Income tax tables and much, much more missing from annual IRS inflation update

October 21, 2012

Every fall the Internal Revenue Service announces the upcoming inflation-based adjustments to tax provisions millions of taxpayers use.

Not this year.

Oh, the IRS did issue its annual revenue procedure — Rev. Proc. 2012-41 — last week, setting forth inflation-adjusted items for 2013.

But there's a big hole in this year's announcement.

Section 2 usually notes some key changes for the coming tax year. This year, however, the IRS takes advantage of the section to tell us what isn't in Rev. Proc. 2012-41.

This revenue procedure does not include the following items: the tax rate tables under §1 of the Internal Revenue Code (Code), the adoption credit under §23, the child tax credit under §24, the Hope Scholarship and Lifetime Learning Credits under §25A, the earned income credit under §32, the standard deduction under §63, the overall limitation on itemized deductions under §68, the qualified transportation fringe benefit under §132(f), the adoption assistance exclusion under §137, the personal exemption under §151, the election to expense certain depreciable assets under §179, the interest on education loans under §221, and the unified credit against estate tax for estates of decedents under §2010(c). Those items will be addressed in future guidance.

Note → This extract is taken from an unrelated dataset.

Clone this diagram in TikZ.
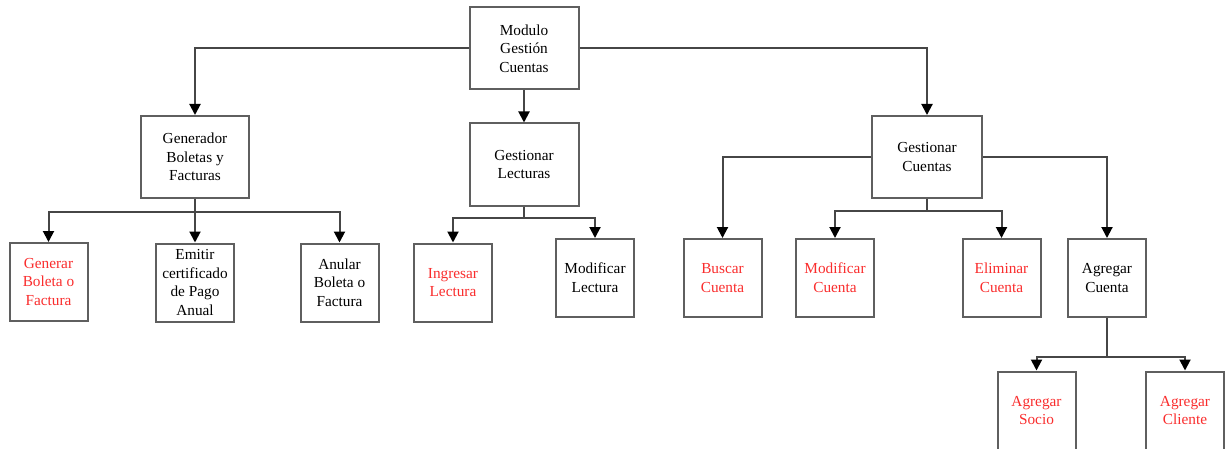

Section 2 of 2013 IRS inflation adjustments_what is not includedThe special Section 2 statement earns that number the distinction of being this week's By the Numbers figure.

And why will the noted tax laws and any changes be addressed in future guidance?

Because we are still waiting on Congress to deal with expiring tax provisions.

The decisions that Representatives and Senators eventually make, agreed upon by whichever man will be in the White House, will determine just what makes it into future IRS guidance announcements.

As the IRS notes in its announcement of partial adjustments, we are waiting to see, among other things, whether:

  • 2013 individual tax rates will return to the level they were before the Bush-era tax cuts (no 10 percent bracket and a top rate of 39.6 percent),
  • itemized deductions will again be phased out based on taxpayer adjusted gross income,
  • the child tax credit will be cut from the current $1,000 to $500,
  • the Hope Scholarship education tax credit that maxes out at $1,800 will return in the place of the partially refundable $2,500 via the expiring American Opportunity tax credit,
  • adoption tax breaks will be reduced,
  • the enhancements that expanded the Earned Income Tax Credit (EITC) will disappear,
  • less student loan interest will be deductible,
  • business owners will be able to expense the same amount of assets under Section 179, and
  • more estates will be subject to a higher tax rate.

Sadly, such negligence in taking care of expiring tax laws is situation normal, all fouled up on Capitol Hill.

Late legislative action has meant delays in tax return processing for years.

And in 2010 as we were facing the original expiration of the Bush tax cuts, the IRS commissioner himself chastised Congress for doing a sloppy job.

Let me suggest that you do more than just criticize and complain. Remember all this undone tax work as you head out in a couple of weeks to vote for who stays or goes in Washington, D.C.